さいたま市は中央区役所周辺の公共施設再編事業に関する新たな実施方針を公表した。6月に入札手続きの中止を公表しており、事業者選定を仕切り直して2027年6月の契約締結を目指す。事業手法をDBOとする考えや対象施設などは変えず、事業費増額や工期の延長などで対応する方針。まずは要求種準書案に関する意見を募り、26年2月議会の補正予算で債務負担行為を設定することを目標とした。
中央区役所周辺の公共施設を解体して、必要機能を集約した複合施設および駐車場などの外構を整備する計画。その後の維持管理や運営なども一体的に委託する方向だ。
必要機能と再編対象施設は▽区役所機能=中央区役所(本館・別館)▽公民館機能=下落合公民館▽図書館機能=与野図書館▽産業文化センター機能=産業文化センター▽児童センター機能=向原児童センター▽老人福祉センター機能=いこい荘▽プール機能=下落合プール――で、さらにカフェ、エントランスホール、中央区民広場、駐車場・駐輪場を設ける。

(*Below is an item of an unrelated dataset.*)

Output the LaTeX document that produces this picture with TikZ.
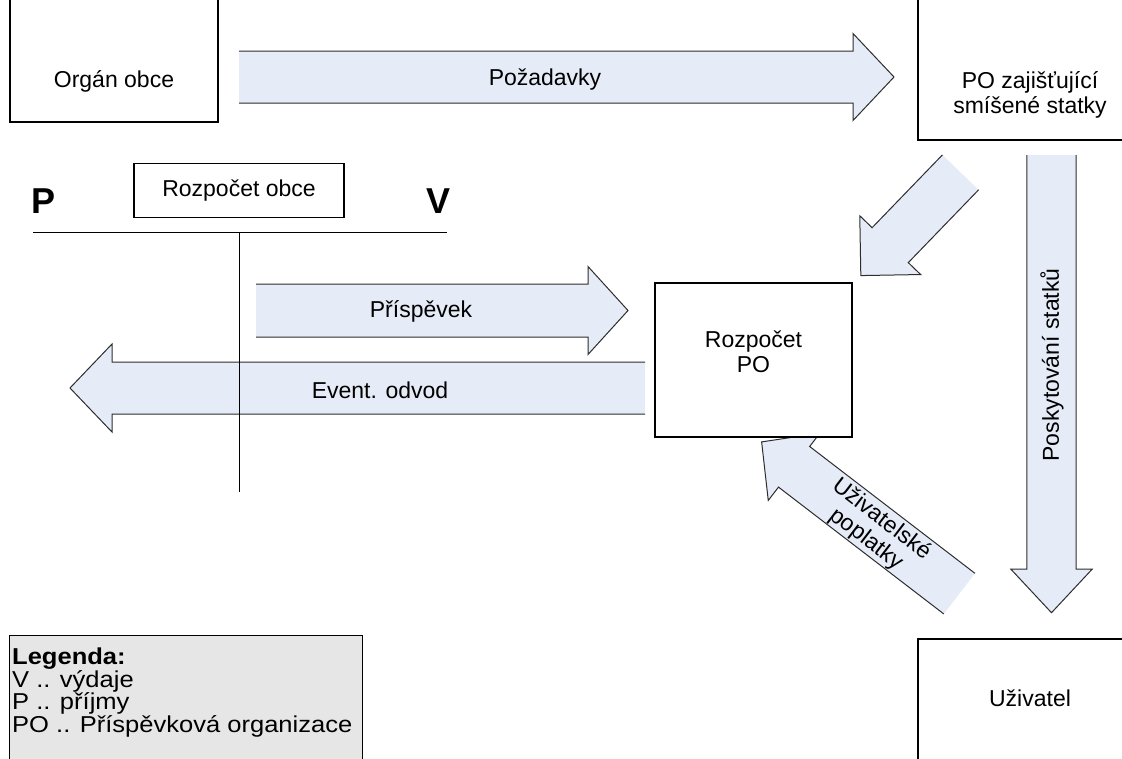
\documentclass[tikz,border=0pt]{standalone}
\usepackage{fontspec}
\setmainfont{Liberation Sans}
\newfontfamily\legendfont{Liberation Sans}[FakeStretch=1.11]
\usetikzlibrary{calc}

\definecolor{arrowblue}{RGB}{230,236,247}
\definecolor{legendgray}{RGB}{230,230,230}
\definecolor{edgegray}{RGB}{45,45,45}

\tikzset{
  box/.style={draw=black, line width=1.4pt, fill=white, inner sep=0pt},
  lbl/.style={font=\fontsize{23}{25}\selectfont, align=center, inner sep=0pt},
  side/.style={font=\fontsize{36}{36}\selectfont\bfseries, inner sep=0pt},
  legendbox/.style={draw=black, line width=1.4pt, fill=legendgray},
  legendtext/.style={font=\legendfont\fontsize{23}{22.5}\selectfont, align=left, anchor=north west, inner sep=0pt},
  arrowfill/.style={fill=arrowblue},
  arrowline/.style={draw=edgegray, line width=1pt, line join=miter},
  account/.style={draw=black, line width=0.9pt},
}

% Block arrow: tail centre, direction, length, shaft half-width,
% head half-width, head length.  The tail end is left without outline.
\newcommand{\blockarrow}[6]{%
  \begin{scope}[shift={#1}, rotate=#2]
    \path[arrowfill] (0,-#4) -- (#3-#6,-#4) -- (#3-#6,-#5) -- (#3,0)
      -- (#3-#6,#5) -- (#3-#6,#4) -- (0,#4) -- cycle;
    \path[arrowline] (0,-#4) -- (#3-#6,-#4) -- (#3-#6,-#5) -- (#3,0)
      -- (#3-#6,#5) -- (#3-#6,#4) -- (0,#4);
  \end{scope}}

\begin{document}
\begin{tikzpicture}[x=1pt, y=-1pt]
  \clip (0,0) rectangle (1122,758);

  % block arrows
  \blockarrow{(239,77)}{0}{655}{26}{43.5}{41}
  \blockarrow{(256,310.5)}{0}{372}{26.5}{44}{40}
  \blockarrow{(645,388)}{180}{575}{26}{44}{42}
  \blockarrow{(1051.5,155)}{-90}{457.7}{24.7}{40.8}{43.7}
  \blockarrow{(960.5,172.35)}{-134}{143.5}{25.15}{42.3}{42.3}
  \blockarrow{(959.4,593.65)}{142.5}{249.3}{25.6}{42.4}{40.9}

  % arrow labels
  \node[lbl] (pozadavky) at (545,80) {Požadavky};
  \node[lbl] (prispevek) at (421,311) {Příspěvek};
  \node[lbl] (odvod) at (380,390) {Event. odvod};
  \node[lbl, rotate=90] (poskytovani) at (1052,365) {Poskytování statků};
  \node[lbl, rotate=-37.5] (poplatky) at (874,529.5) {Uživatelské\\poplatky};

  % boxes
  \node[box, minimum width=208, minimum height=200] (organ) at (114,22) {};
  \node[lbl] (organtext) at (114,81) {Orgán obce};
  \node[box, minimum width=224, minimum height=260] (zajist) at (1030,10) {};
  \node[lbl] (zajisttext) at (1030,95) {PO zajišťující\\smíšené statky};
  \node[box, minimum width=224, minimum height=200] (uzivatel) at (1030,739) {};
  \node[lbl] (uzivateltext) at (1030,698) {Uživatel};
  \node[box, minimum width=197, minimum height=154] (rozpPO) at (753.5,360) {};
  \node[lbl] (rozpPOtext) at (753.5,352) {Rozpočet\\PO};

  % budget of the municipality as a T-account
  \node[box, minimum width=210, minimum height=54] (rozpobce) at (239,190.5) {};
  \node[lbl] (rozpobcetext) at (239,190.5) {Rozpočet obce};
  \node[side] (P) at (44,201) {P};
  \node[side] (V) at (439,201) {V};
  \coordinate (hlL) at (33,232);
  \coordinate (hlR) at (447,232);
  \coordinate (vlT) at (239,232);
  \coordinate (vlB) at (239,492);
  \draw[account] (hlL) -- (hlR);
  \draw[account] (vlT) -- (vlB);

  % legend
  \node[legendbox, minimum width=353, minimum height=200, anchor=north west] (legend) at (9,635) {};
  \node[legendtext] (legendtext) at (12,648)
    {\textbf{Legenda:}\\V .. výdaje\\P .. příjmy\\PO .. Příspěvková organizace};
\end{tikzpicture}
\end{document}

16日のまちづくり委員会では、事業者再選定に向けた方針を説明した。それによると、過去の選定時には利便施設(コンビニ)導入を想定していたが、採算性を運営事業者が確保できない可能性があり新たな要求水準書案では該当施設を削除。施設の想定面積も当初の「2万680u」からコンビニ、入札室1室、共用部などを削減した「2万u」とする見通しだ。
26年3月下旬の入札公告(総合評価一般競争入札・WTO対象案件)、11月中旬の提案書受付・開札といった流れを目指す。8施設の複合化は全国的にも稀な事例で、当初から提案書の提出期間を2カ月ほど延長。基本協定締結から仮契約までの期間も長く設けて、27年2月の落札者決定・3月の基本契約締結、4月中旬に仮契約を結ぶ工程をイメージしている。

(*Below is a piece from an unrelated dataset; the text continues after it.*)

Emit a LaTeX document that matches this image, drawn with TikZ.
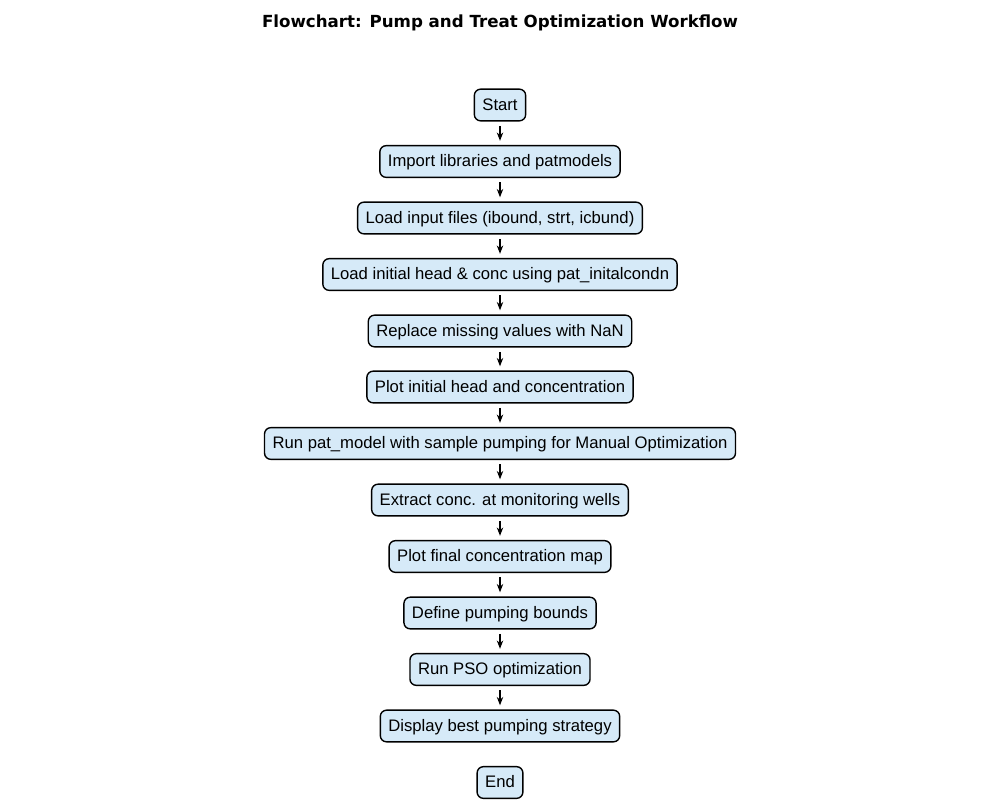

27年6月をめどに本契約を締結した後、約8年6カ月を設計・建設・解体期間に充て「35年12月まで」に完工するよう目標を再設定した。8施設を複合化する施工計画には多くの協議・調整が必要とみたほか、働き方改革などへの対応として、当初より1年程度は建設期間に余裕を持たせた。
再公告した際の想定事業費については精査中だが、まちづくり委員会の開催段階では当初の314億円に対して「約80%の上昇を見込む必要がある」と報告している。
まずは官民対話などを通じて参加希望者との相互理解を深める。26年2月定例会で特定事業の選定や入札説明書などの案を報告し、補正予算に債務負担行為を設定。27年6月議会後の本契約を最短の工程に据える。